Plans to repave part of Groveport’s Main Street have hit a snag.
At Groveport Village Council’s June 28 meeting, council heard the first reading of an ordinance authorizing the village administrator to enter into an agreement with the Franklin County Engineer’s Office to attach to the county’s bid to repave Main Street from College Street west to State Route 317.
Because the county’s bidding process is slated to begin July 8, council was poised to approve the legislation as an emergency. However, the 4-1 vote came up one vote short of the necessary five votes needed for emergency action. Council members Jean Ann Hilbert, Donna Drury, Ed Dildine, and Shawn Cleary voted to enact the emergency legislation and Ed Rarey opposed it. Councilwoman Jan Stoots was not present at the meeting.

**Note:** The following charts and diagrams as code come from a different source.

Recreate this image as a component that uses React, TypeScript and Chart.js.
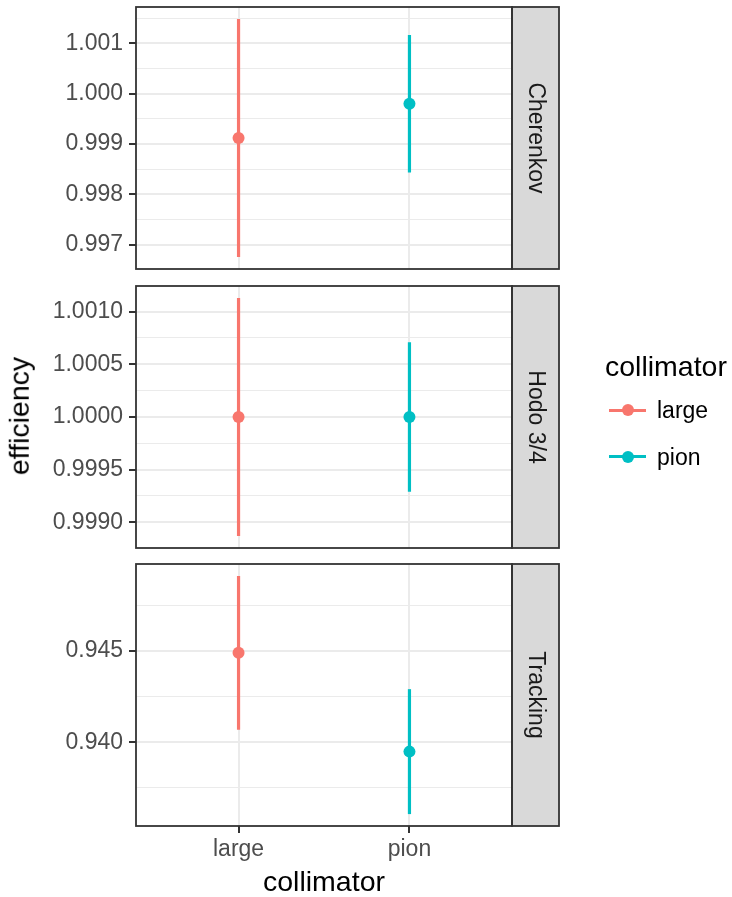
import React, { useEffect, useRef } from 'react';
import { Chart, registerables } from 'chart.js';

Chart.register(...registerables);

// ---- data ----
const categories = ['large', 'pion'];
const seriesColors = ['#F8766D', '#00BFC4'];
const facets = ['Cherenkov', 'Hodo 3/4', 'Tracking'];

const cherenkovEff = [0.99912, 0.9998];
const cherenkovErr = [0.002365, 0.001366];
const hodoEff = [1.0, 1.0];
const hodoErr = [0.00113, 0.00071];
const trackingEff = [0.9449, 0.93949];
const trackingErr = [0.00421, 0.00342];

const cherenkovTicks = ['0.997', '0.998', '0.999', '1.000', '1.001'];
const hodoTicks = ['0.9990', '0.9995', '1.0000', '1.0005', '1.0010'];
const trackingTicks = ['0.940', '0.945'];

const xTitle = 'collimator';
const yTitle = 'efficiency';
const legendTitle = 'collimator';

// ---- layout ----
const W = 732;
const H = 897;
const PLOT_LEFT = 136;
const PLOT_RIGHT = 512;
const STRIP_RIGHT = 559;
const X_AXIS_H = 50;
const panelBoxes = [
  { top: 7, bottom: 269 },
  { top: 286, bottom: 548 },
  { top: 564, bottom: 826 },
];
const FONT = '"Liberation Sans", Arial, Helvetica, sans-serif';
const tickFont = { family: FONT, size: 23 };

type PanelProps = {
  index: number;
  eff: number[];
  err: number[];
  tickLabels: string[];
  showX: boolean;
};

function Panel({ index, eff, err, tickLabels, showX }: PanelProps) {
  const ref = useRef<HTMLCanvasElement>(null);
  useEffect(() => {
    if (!ref.current) return;
    const box = panelBoxes[index];
    const lows = eff.map((v, i) => v - err[i]);
    const highs = eff.map((v, i) => v + err[i]);
    const lo = Math.min(...lows);
    const hi = Math.max(...highs);
    const pad = (hi - lo) * 0.05;
    const yMin = lo - pad;
    const yMax = hi + pad;
    const majors = tickLabels.map((t) => parseFloat(t));
    const step = majors[1] - majors[0];
    const minors: number[] = [];
    for (let k = -1; k < majors.length; k++) {
      const m = majors[0] + (k + 0.5) * step;
      if (m > yMin && m < yMax) minors.push(m);
    }
    const all = [
      ...majors.map((v, i) => ({ value: v, label: tickLabels[i], major: true })),
      ...minors.map((v) => ({ value: v, label: '', major: false })),
    ].sort((a, b) => a.value - b.value);

    const label = facets[index];
    const framePlugin = {
      id: 'panelFrame' + index,
      afterDraw(chart: any) {
        const { ctx, chartArea: a } = chart;
        ctx.save();
        ctx.fillStyle = '#D9D9D9';
        ctx.fillRect(a.right, a.top, STRIP_RIGHT - a.right, a.bottom - a.top);
        ctx.strokeStyle = '#333333';
        ctx.lineWidth = 1.8;
        ctx.strokeRect(a.right, a.top, STRIP_RIGHT - a.right, a.bottom - a.top);
        ctx.strokeRect(a.left, a.top, a.right - a.left, a.bottom - a.top);
        ctx.translate((a.right + STRIP_RIGHT) / 2, (a.top + a.bottom) / 2);
        ctx.rotate(Math.PI / 2);
        ctx.fillStyle = '#1A1A1A';
        ctx.font = `23px ${FONT}`;
        ctx.textAlign = 'center';
        ctx.textBaseline = 'middle';
        ctx.fillText(label, 0, 0);
        ctx.restore();
      },
    };

    const chart = new Chart(ref.current, {
      type: 'bar',
      data: {
        datasets: [
          {
            type: 'scatter',
            data: eff.map((v, i) => ({ x: i + 1, y: v })),
            pointRadius: 6,
            pointHoverRadius: 6,
            pointBackgroundColor: seriesColors,
            pointBorderWidth: 0,
            order: 1,
          } as any,
          {
            type: 'bar',
            data: eff.map((v, i) => ({ x: i + 1, y: [lows[i], highs[i]] })),
            backgroundColor: seriesColors,
            borderWidth: 0,
            barThickness: 3.2,
            grouped: false,
            inflateAmount: 0,
            order: 2,
          } as any,
        ],
      },
      options: {
        animation: false,
        responsive: false,
        events: [],
        layout: {
          padding: {
            left: 0,
            right: W - PLOT_RIGHT,
            top: box.top,
            bottom: H - box.bottom - (showX ? X_AXIS_H : 0),
          },
        },
        plugins: { legend: { display: false }, tooltip: { enabled: false } },
        scales: {
          x: {
            type: 'linear',
            min: 0.4,
            max: 2.6,
            offset: false,
            afterBuildTicks: (s: any) => {
              s.ticks = categories.map((_, i) => ({ value: i + 1 }));
            },
            afterFit: (s: any) => {
              s.height = showX ? X_AXIS_H : 0;
              s.paddingLeft = 0;
              s.paddingRight = 0;
            },
            grid: {
              color: '#EBEBEB',
              lineWidth: 2,
              drawTicks: showX,
              tickLength: 7,
              tickColor: '#333333',
              tickWidth: 2,
              offset: false,
            },
            border: { display: false },
            ticks: {
              display: showX,
              autoSkip: false,
              maxRotation: 0,
              padding: 3,
              color: '#4D4D4D',
              font: tickFont,
              callback: (v: any) => categories[Math.round(Number(v)) - 1] ?? '',
            },
          } as any,
          y: {
            type: 'linear',
            min: yMin,
            max: yMax,
            beginAtZero: false,
            afterBuildTicks: (s: any) => {
              s.ticks = all.map((t) => ({ value: t.value }));
            },
            afterFit: (s: any) => {
              s.width = PLOT_LEFT;
              s.paddingTop = 0;
              s.paddingBottom = 0;
            },
            grid: {
              color: '#EBEBEB',
              lineWidth: (c: any) => (all[c.index] && all[c.index].major ? 2 : 1.1),
              tickLength: 7,
              tickColor: (c: any) => (all[c.index] && all[c.index].major ? '#333333' : 'rgba(0,0,0,0)'),
              tickWidth: 2,
            },
            border: { display: false },
            ticks: {
              autoSkip: false,
              padding: 6,
              color: '#4D4D4D',
              font: tickFont,
              callback: (_v: any, i: number) => (all[i] ? all[i].label : ''),
            },
          } as any,
        },
      },
      plugins: [framePlugin],
    });
    return () => chart.destroy();
  }, [index, eff, err, tickLabels, showX]);

  return (
    <canvas
      ref={ref}
      width={W}
      height={H}
      style={{ position: 'absolute', left: 0, top: 0, width: W, height: H }}
    />
  );
}

export default function App() {
  const legendRows = [410, 456.7];
  return (
    <div
      style={{
        position: 'absolute',
        left: 0,
        top: 0,
        width: W,
        height: H,
        background: '#FFFFFF',
        fontFamily: FONT,
        overflow: 'hidden',
      }}
    >
      <Panel index={0} eff={cherenkovEff} err={cherenkovErr} tickLabels={cherenkovTicks} showX={false} />
      <Panel index={1} eff={hodoEff} err={hodoErr} tickLabels={hodoTicks} showX={false} />
      <Panel index={2} eff={trackingEff} err={trackingErr} tickLabels={trackingTicks} showX={true} />

      {/* x title */}
      <div
        style={{
          position: 'absolute',
          left: (PLOT_LEFT + PLOT_RIGHT) / 2,
          top: 867,
          transform: 'translateX(-50%)',
          fontSize: 28.5,
          lineHeight: '28.5px',
          color: '#000000',
          whiteSpace: 'nowrap',
        }}
      >
        {xTitle}
      </div>

      {/* y title */}
      <div
        style={{
          position: 'absolute',
          left: 19,
          top: 416,
          transform: 'translate(-50%, -50%) rotate(-90deg)',
          fontSize: 28.5,
          lineHeight: '28.5px',
          color: '#000000',
          whiteSpace: 'nowrap',
        }}
      >
        {yTitle}
      </div>

      {/* legend */}
      <div
        style={{
          position: 'absolute',
          left: 605,
          top: 352,
          fontSize: 28.5,
          lineHeight: '28.5px',
          color: '#000000',
          whiteSpace: 'nowrap',
        }}
      >
        {legendTitle}
      </div>
      {categories.map((c, i) => (
        <React.Fragment key={c}>
          <div
            style={{
              position: 'absolute',
              left: 609,
              top: legendRows[i] - 1.5,
              width: 37,
              height: 3,
              background: seriesColors[i],
            }}
          />
          <div
            style={{
              position: 'absolute',
              left: 627.7 - 6,
              top: legendRows[i] - 6,
              width: 12,
              height: 12,
              borderRadius: '50%',
              background: seriesColors[i],
            }}
          />
          <div
            style={{
              position: 'absolute',
              left: 657,
              top: legendRows[i] - 11,
              fontSize: 23,
              lineHeight: '23px',
              color: '#000000',
              whiteSpace: 'nowrap',
            }}
          >
            {c}
          </div>
        </React.Fragment>
      ))}
    </div>
  );
}
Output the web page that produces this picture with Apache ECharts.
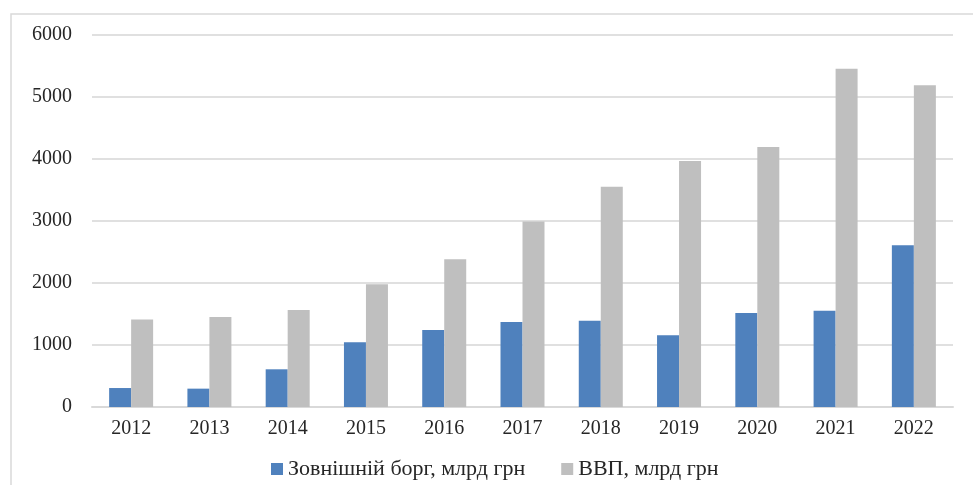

Because the emergency action failed, the majority of council asked for a special council meeting to be held July 5 at 8 a.m. when Stoots can be present to vote on the measure. The four council members in support of the action are hoping Stoots, who was out of town on vacation, will provide the needed fifth vote.
The village is seeking to use funds potentially available from county license plate fee funds for the proposed repaving project. The cost to repave this section of Main Street is estimated at $168,000, according to Village Administrator Steve Morris.
The brick crosswalks on Main Street in this area are expected to be paved over as part of the project. Morris told council on June 21 that the brick crosswalks are in "extreme need of repair."
The brick crosswalks were installed in the mid-1990s, but have held up poorly to traffic and snowplow wear and tear.
Dildine, who is a member of the Madison Township Fire Department, noted the crosswalks are so rough that when the department’s ambulance travels over them the bouncing is hard on patients being transported.
However, the cost to fix the crosswalks alone could cost up to $200,000. On June 21 council directed Morris to pursue the project funding and to plan on paving over the brick crosswalks.
Morris said the village could consider installing imitation bricks at the crosswalks at a future date. He said Upper Arlington is using imitation bricks now as a test case for their durability.
Following the June 28 meeting, Rarey said he opposed paving over the brick crosswalks.
"It’s a matter of aesthetics," said Rarey. "They’re unique and make us different from other communities. Actions like removing the brick crosswalks chip away at our town’s image and we’re losing a lot of our values as a small community."
Rarey added the brick crosswalks also serve as a form of speed control for traffic on the heavily traveled street. He also questioned the engineering done when the brick crosswalks were installed in the mid-1990s, noting that Front Street and Blacklick Street were paved with brick about a century ago and are in good shape.